Uni reforms remove study barriers for Gladstone students
CENTRAL Queensland University has welcomed reforms to the sector, saying the changes are good news for Gladstone and the region's students.
The reforms will see cost variations in some degrees, with both price hikes and reductions, but CQU Vice Chancellor, Professor Nick Klomp said the changes will remove barriers for Gladstone people to study.
"Evidence shows that when people go to university in regions like Gladstone, they're more likely to stay in the regions after they graduate and become part of the regional workforce," he said.
"It's vital to the future of the regions that we - universities and government - do whatever we can to encourage regional students to study regionally.
"Reducing the cost of studying teaching, nursing, agriculture, health and engineering will make these courses more attractive to students from all walks of life, particularly people from the regions.
"Hopefully, the alignment of these fee incentives to in-demand occupations will also improve job prospects for regional graduates.
"Equally, the $5,000 Tertiary Access Payment, to support outer regional and remote students to relocate for study, looks promising and many of our students could benefit from that."

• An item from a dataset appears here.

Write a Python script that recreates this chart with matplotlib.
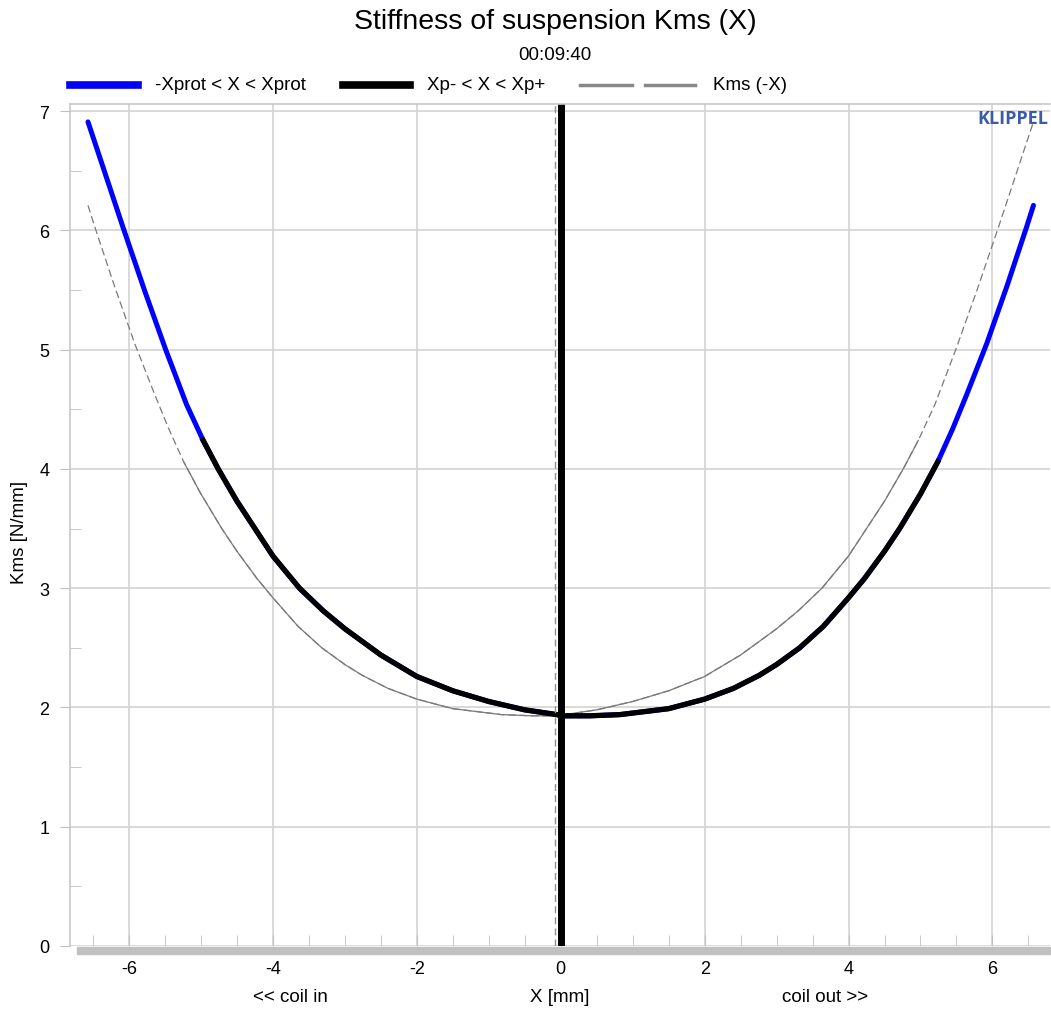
import numpy as np
import matplotlib
matplotlib.use("Agg")
import matplotlib.pyplot as plt
from matplotlib.lines import Line2D
from matplotlib.patches import Rectangle

plt.rcParams['font.family'] = ['Liberation Sans', 'DejaVu Sans']
plt.rcParams['axes.unicode_minus'] = False

# Kms(X), X in mm, Kms in N/mm
x_mm = [-6.57, -6.30, -6.08, -5.78, -5.49, -5.20, -4.97, -4.76, -4.50, -4.00,
        -3.63, -3.30, -3.00, -2.50, -2.00, -1.50, -1.00, -0.50, -0.05, 0.00,
        0.40, 0.82, 1.50, 2.00, 2.40, 2.76, 3.00, 3.32, 3.65, 4.00,
        4.22, 4.50, 4.71, 5.00, 5.24, 5.45, 5.64, 5.92, 6.20, 6.47, 6.57]
kms = [6.91, 6.42, 6.02, 5.49, 5.00, 4.54, 4.24, 4.00, 3.73, 3.27,
       3.00, 2.81, 2.66, 2.44, 2.26, 2.14, 2.05, 1.98, 1.94, 1.93,
       1.93, 1.94, 1.99, 2.07, 2.16, 2.27, 2.36, 2.50, 2.68, 2.92,
       3.08, 3.31, 3.50, 3.79, 4.06, 4.34, 4.62, 5.05, 5.53, 6.02, 6.21]
xp_minus = -4.97
xp_plus = 5.24
x_rest = -0.08
x_ticks = [-6, -4, -2, 0, 2, 4, 6]
y_ticks = [0, 1, 2, 3, 4, 5, 6, 7]

x = np.array(x_mm)
y = np.array(kms)
inner = (x >= xp_minus) & (x <= xp_plus)
# Kms(-X): mirrored curve
xm = -x[::-1]
ym = y[::-1]
inner_m = inner[::-1]

W, H = 1051, 1012
fig = plt.figure(figsize=(W / 100, H / 100), dpi=100)
ax = fig.add_axes([70 / W, 1 - 947 / H, 980 / W, (947 - 105) / H])

grid_c = '#d3d3d3'
ax.grid(True, which='major', color=grid_c, lw=1.2)
ax.set_axisbelow(True)

# mirrored curve, thin gray: dashed outside Xp range, solid inside
ax.plot(xm, ym, color='#7a7a7a', lw=0.9, dashes=(6, 3))
ax.plot(xm[inner_m], ym[inner_m], color='#7a7a7a', lw=0.9)

ax.plot(x, y, color='#0000ff', lw=3.6, solid_capstyle='round', solid_joinstyle='round')
ax.plot(x[inner], y[inner], color='black', lw=3.8, solid_joinstyle='round')

ax.axvline(x_rest, color='#909090', lw=1.0, dashes=(5, 3))
ax.axvline(0, color='black', lw=5.0)

ax.set_xlim(-6.82, 6.8)
ax.set_ylim(0, 7.06)
ax.set_xticks(x_ticks)
ax.set_xticks(np.arange(-6.5, 6.6, 0.5), minor=True)
ax.set_yticks(y_ticks)
ax.set_yticks(np.arange(0.5, 7.0, 1.0), minor=True)
ax.tick_params(axis='x', which='both', direction='in', length=8, color='#c0c0c0',
               labelsize=13, pad=10)
ax.tick_params(axis='y', which='major', direction='out', length=7, color='#c0c0c0',
               labelsize=13, pad=8)
ax.tick_params(axis='y', which='minor', direction='in', length=8, color='#c0c0c0')

for s in ['top', 'left']:
    ax.spines[s].set_color('#c8c8c8')
    ax.spines[s].set_linewidth(1.2)
ax.spines['right'].set_visible(False)
ax.spines['bottom'].set_visible(False)

# thick gray base bar under the x axis
fig.patches.append(Rectangle((77 / W, 1 - 955 / H), (W - 77) / W, 7 / H,
                             transform=fig.transFigure, color='#c0c0c0', zorder=0))

ax.text(0.998, 0.994, 'KLIPPEL', transform=ax.transAxes, ha='right', va='top',
        fontsize=13, fontweight='bold', color='#3a5ba8', family='Open Sans')

fig.text(555 / W, 1 - 22 / H, 'Stiffness of suspension Kms (X)', ha='center',
         va='center', fontsize=20.5)
fig.text(555 / W, 1 - 55 / H, '00:09:40', ha='center', va='center', fontsize=13.5)

fig.text(20 / W, 1 - 532 / H, 'Kms [N/mm]', rotation=90, ha='center', va='center',
         fontsize=13.5)
fig.text(560 / W, 1 - 998 / H, 'X [mm]', ha='center', va='center', fontsize=13.5)
fig.text(290 / W, 1 - 998 / H, '<< coil in', ha='center', va='center', fontsize=13.5)
fig.text(825 / W, 1 - 998 / H, 'coil out >>', ha='center', va='center', fontsize=13.5)

# legend row
ly = 1 - 86 / H
fig.add_artist(Line2D([70 / W, 138 / W], [ly, ly], color='#0000ff', lw=5.5))
fig.text(155 / W, ly, '-Xprot < X < Xprot', va='center', fontsize=13.5)
fig.add_artist(Line2D([343 / W, 410 / W], [ly, ly], color='black', lw=5.5))
fig.text(427 / W, ly, 'Xp- < X < Xp+', va='center', fontsize=13.5)
fig.add_artist(Line2D([580 / W, 632 / W], [ly, ly], color='#888888', lw=2.5))
fig.add_artist(Line2D([645 / W, 695 / W], [ly, ly], color='#888888', lw=2.5))
fig.text(713 / W, ly, 'Kms (-X)', va='center', fontsize=13.5)

fig.savefig('out.png', dpi=100)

Current students won't see fees increase on their degrees.
Professor Klomp said while some degrees may cost more in the future, people should still follow their passions and their career goals when applying to university.

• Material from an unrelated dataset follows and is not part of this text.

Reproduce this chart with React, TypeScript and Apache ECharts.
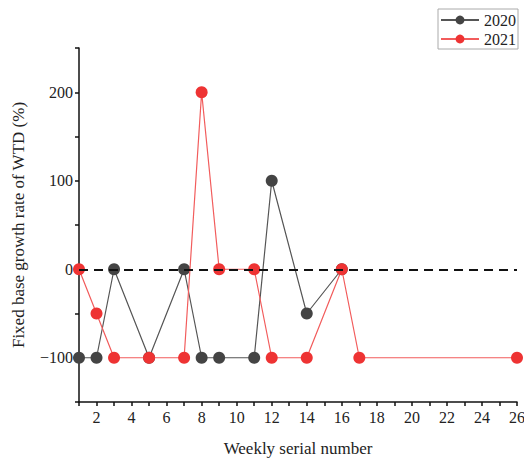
import React, { useEffect, useRef } from "react";
import * as echarts from "echarts";

const weeks2020 = [1, 2, 3, 5, 7, 8, 9, 11, 12, 14, 16];
const values2020 = [-100, -100, 0, -100, 0, -100, -100, -100, 100, -50, 0];
const weeks2021 = [1, 2, 3, 5, 7, 8, 9, 11, 12, 14, 16, 17, 26];
const values2021 = [0, -50, -100, -100, -100, 200, 0, 0, -100, -100, 0, -100, -100];
const seriesNames = ["2020", "2021"];
const xTitle = "Weekly serial number";
const yTitle = "Fixed base growth rate of WTD (%)";

const FONT = "'Liberation Serif', 'Times New Roman', serif";

export default function App() {
  const ref = useRef<HTMLDivElement>(null);
  useEffect(() => {
    if (!ref.current) return;
    const chart = echarts.init(ref.current, undefined, { renderer: "svg" });
    const d2020 = weeks2020.map((w, i) => [w, values2020[i]]);
    const d2021 = weeks2021.map((w, i) => [w, values2021[i]]);
    chart.setOption({
      animation: false,
      backgroundColor: "#ffffff",
      grid: { left: 79, right: 7, top: 48, bottom: 59, outerBoundsMode: "none", containLabel: false },
      legend: {
        orient: "vertical",
        right: 6,
        top: 9,
        borderColor: "#aaaaaa",
        borderWidth: 1,
        padding: [3, 2, 2, 2],
        itemGap: 3,
        itemWidth: 38,
        itemHeight: 11,
        textStyle: { fontFamily: FONT, fontSize: 16, color: "#222" },
        data: seriesNames,
      },
      xAxis: {
        type: "value",
        min: 1,
        max: 26,
        interval: 1,
        name: xTitle,
        nameLocation: "middle",
        nameGap: 38,
        nameTextStyle: { fontFamily: FONT, fontSize: 17, color: "#222" },
        axisLine: { onZero: false, lineStyle: { color: "#111", width: 1.5 } },
        axisTick: { show: true, length: 4, lineStyle: { color: "#111", width: 1.5 } },
        axisLabel: {
          fontFamily: FONT,
          fontSize: 16,
          color: "#222",
          margin: 7,
          showMaxLabel: true,
          hideOverlap: false,
          formatter: (v: number) => (v % 2 === 0 ? String(v) : ""),
        },
        splitLine: { show: false },
      },
      yAxis: {
        type: "value",
        min: -150,
        max: 250,
        interval: 50,
        name: yTitle,
        nameLocation: "middle",
        nameGap: 52,
        nameTextStyle: { fontFamily: FONT, fontSize: 17, color: "#222" },
        axisLine: { show: true, lineStyle: { color: "#111", width: 1.5 } },
        axisTick: { show: true, length: 4, lineStyle: { color: "#111", width: 1.5 } },
        axisLabel: {
          fontFamily: FONT,
          fontSize: 16,
          color: "#222",
          margin: 6,
          formatter: (v: number) =>
            v % 100 === 0 ? (v < 0 ? "\u2212" + Math.abs(v) : String(v)) : "",
        },
        splitLine: { show: false },
      },
      series: [
        {
          name: seriesNames[0],
          type: "line",
          data: d2020,
          symbol: "circle",
          symbolSize: 12,
          itemStyle: { color: "#444444" },
          lineStyle: { color: "#555555", width: 1.2 },
          z: 3,
          markLine: {
            silent: true,
            symbol: ["none", "none"],
            label: { show: false },
            lineStyle: { color: "#111", type: [9, 6], width: 2 },
            data: [{ yAxis: 0 }],
          },
        },
        {
          name: seriesNames[1],
          type: "line",
          data: d2021,
          symbol: "circle",
          symbolSize: 12,
          itemStyle: { color: "#ee3333" },
          lineStyle: { color: "#f25c5c", width: 1.2 },
          z: 4,
        },
      ],
    });
    return () => chart.dispose();
  }, []);
  return <div ref={ref} style={{ width: 524, height: 461, position: "absolute", left: 0, top: 0 }} />;
}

"Australia has one of the best tertiary education systems in the world, and that includes the ability for most domestic undergraduate students to defer their fees until they are earning higher salaries," he said.
"If you're truly passionate about something - whether that's a career in law, business, science, carpentry or the creative arts - my advice is to follow that passion, as it's most likely to result in future career success.

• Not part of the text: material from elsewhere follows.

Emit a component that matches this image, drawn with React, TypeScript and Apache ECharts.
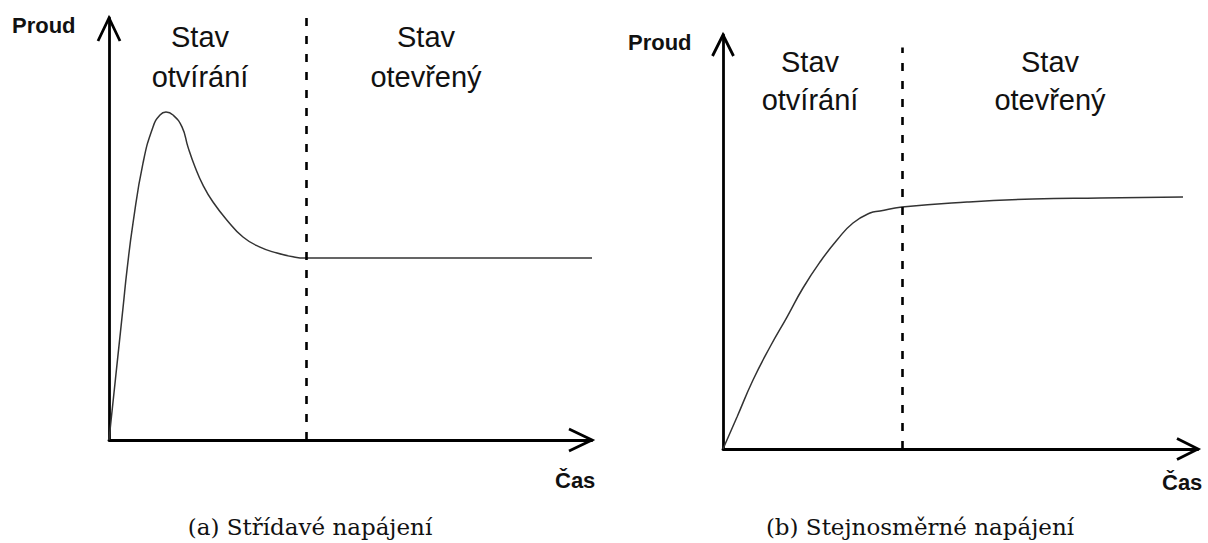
import React, { useEffect, useRef } from "react";
import * as echarts from "echarts";

// (a) AC supply: current over time (arbitrary units, 0–100 on both axes)
const acTime = [0, 0.83, 1.86, 2.9, 3.73, 4.97, 7.04, 9.11, 10.56, 11.8, 13.25, 15.11, 16.36, 17.81, 19.46, 21.53, 24.43, 27.74, 31.26, 34.78, 38.1, 40.58, 60, 100];
const acCurrent = [0, 9.0, 20.1, 31.3, 40.3, 51.4, 65.6, 74.2, 77.0, 77.7, 77.0, 74.2, 69.4, 64.7, 60.4, 56.4, 52.1, 48.1, 45.7, 44.3, 43.4, 43.1, 43.1, 43.1];
const acSwitch = 40.8;

// (b) DC supply: current over time
const dcTime = [0, 2.95, 6.32, 9.89, 13.47, 16.84, 20.42, 24.0, 27.37, 30.95, 33.05, 37.68, 51.37, 65.26, 79.37, 96.84];
const dcCurrent = [0, 7.73, 16.67, 24.64, 31.88, 38.89, 45.17, 50.48, 54.59, 57.0, 57.49, 58.45, 59.66, 60.39, 60.63, 60.87];
const dcSwitch = 37.7;
const dcSwitchTop = 97;

const yName = "Proud";
const xName = "Čas";
const phaseOpening = "Stav\notvírání";
const phaseOpen = "Stav\notevřený";
const captions = ["(a) Střídavé napájení", "(b) Stejnosměrné napájení"];

const SANS = '"Liberation Sans", Arial, sans-serif';
const SERIF = '"DejaVu Serif", serif';

const axisLine = { show: true, lineStyle: { color: "#000", width: 2.8 } };

function makeAxes(gridIndex: number) {
  return {
    x: {
      type: "value", gridIndex, min: 0, max: 100,
      axisLine, axisTick: { show: false }, axisLabel: { show: false }, splitLine: { show: false },
    },
    y: {
      type: "value", gridIndex, min: 0, max: 100,
      axisLine, axisTick: { show: false }, axisLabel: { show: false }, splitLine: { show: false },
    },
  };
}

export default function App() {
  const ref = useRef<HTMLDivElement>(null);

  useEffect(() => {
    if (!ref.current) return;
    const chart = echarts.init(ref.current, undefined, { renderer: "svg" });
    const a0 = makeAxes(0);
    const a1 = makeAxes(1);
    const curveStyle = { color: "#333", width: 1.5 };
    const dashStyle = { color: "#000", width: 2.6, type: [8, 10] as any };

    chart.setOption({
      animation: false,
      grid: [
        { left: 109, top: 18, width: 483, height: 422 },
        { left: 723, top: 35, width: 475, height: 414 },
      ],
      xAxis: [a0.x, a1.x],
      yAxis: [a0.y, a1.y],
      series: [
        {
          type: "line", xAxisIndex: 0, yAxisIndex: 0,
          data: acTime.map((t, i) => [t, acCurrent[i]]),
          smooth: 0.5, showSymbol: false, lineStyle: curveStyle,
          markLine: {
            silent: true, symbol: "none", label: { show: false }, lineStyle: dashStyle,
            data: [{ xAxis: acSwitch }],
          },
        },
        {
          type: "line", xAxisIndex: 1, yAxisIndex: 1,
          data: dcTime.map((t, i) => [t, dcCurrent[i]]),
          smooth: 0.5, showSymbol: false, lineStyle: curveStyle,
          markLine: {
            silent: true, symbol: "none", label: { show: false }, lineStyle: dashStyle,
            data: [[{ coord: [dcSwitch, 0] }, { coord: [dcSwitch, dcSwitchTop] }]],
          },
        },
      ],
    });

    // Open chevron arrowheads at the ends of both axes of each panel
    const arrows: any[] = [];
    const heads = [
      { grid: 0, arm: 23, half: 11 },
      { grid: 1, arm: 21, half: 10.5 },
    ];
    heads.forEach(({ grid, arm, half }) => {
      const [yx, yy] = chart.convertToPixel({ gridIndex: grid }, [0, 100]) as number[];
      const [xx, xy] = chart.convertToPixel({ gridIndex: grid }, [100, 0]) as number[];
      const st = { stroke: "#000", lineWidth: 2.8, fill: null };
      arrows.push({
        type: "polyline", silent: true,
        shape: { points: [[yx - half, yy + arm], [yx, yy], [yx + half, yy + arm]] },
        style: st,
      });
      arrows.push({
        type: "polyline", silent: true,
        shape: { points: [[xx - arm, xy - half], [xx, xy], [xx - arm, xy + half]] },
        style: st,
      });
    });

    const txt = (text: string, x: number, y: number, font: string, align = "center", lineHeight?: number) => ({
      type: "text", silent: true, x, y,
      style: { text, font, fill: "#111", textAlign: align, textVerticalAlign: "middle", lineHeight },
    });

    chart.setOption({
      graphic: [
        ...arrows,
        txt(yName, 12, 25, `bold 22px ${SANS}`, "left"),
        txt(xName, 555, 480, `bold 22px ${SANS}`, "left"),
        txt(yName, 628, 42, `bold 22px ${SANS}`, "left"),
        txt(xName, 1162, 482, `bold 22px ${SANS}`, "left"),
        txt(phaseOpening, 200, 57, `29px ${SANS}`, "center", 40),
        txt(phaseOpen, 426, 57, `29px ${SANS}`, "center", 40),
        txt(phaseOpening, 810, 81, `29px ${SANS}`, "center", 38),
        txt(phaseOpen, 1050, 81, `29px ${SANS}`, "center", 38),
        txt(captions[0], 310, 527, `23px ${SERIF}`),
        txt(captions[1], 920, 527, `23px ${SERIF}`),
      ],
    });

    return () => chart.dispose();
  }, []);

  return (
    <div
      ref={ref}
      style={{ position: "absolute", left: 0, top: 0, width: 1208, height: 543, background: "#fff" }}
    />
  );
}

"There are other ways to ease the cost of study, whether that's studying part-time while working, accessing government support, or taking advantage of one of the $3m worth of scholarships CQU offers each year."
Professor Klomp said it was great to see the federal government implementing the recommendations of the 2019 Napthine Review into regional, rural and remote education.
"The establishment of a Regional Education Commissioner to oversee the government's regional education strategy was one of the key recommendations of the Napthine review, and I welcome the announcement of this role," he said.
"I'm also very keen to take a closer look at the expansion of regional university places, the $500m fund to support indigenous, regional and low SES students to graduate, and the $48.4m research grants program for regional universities to partner with industry."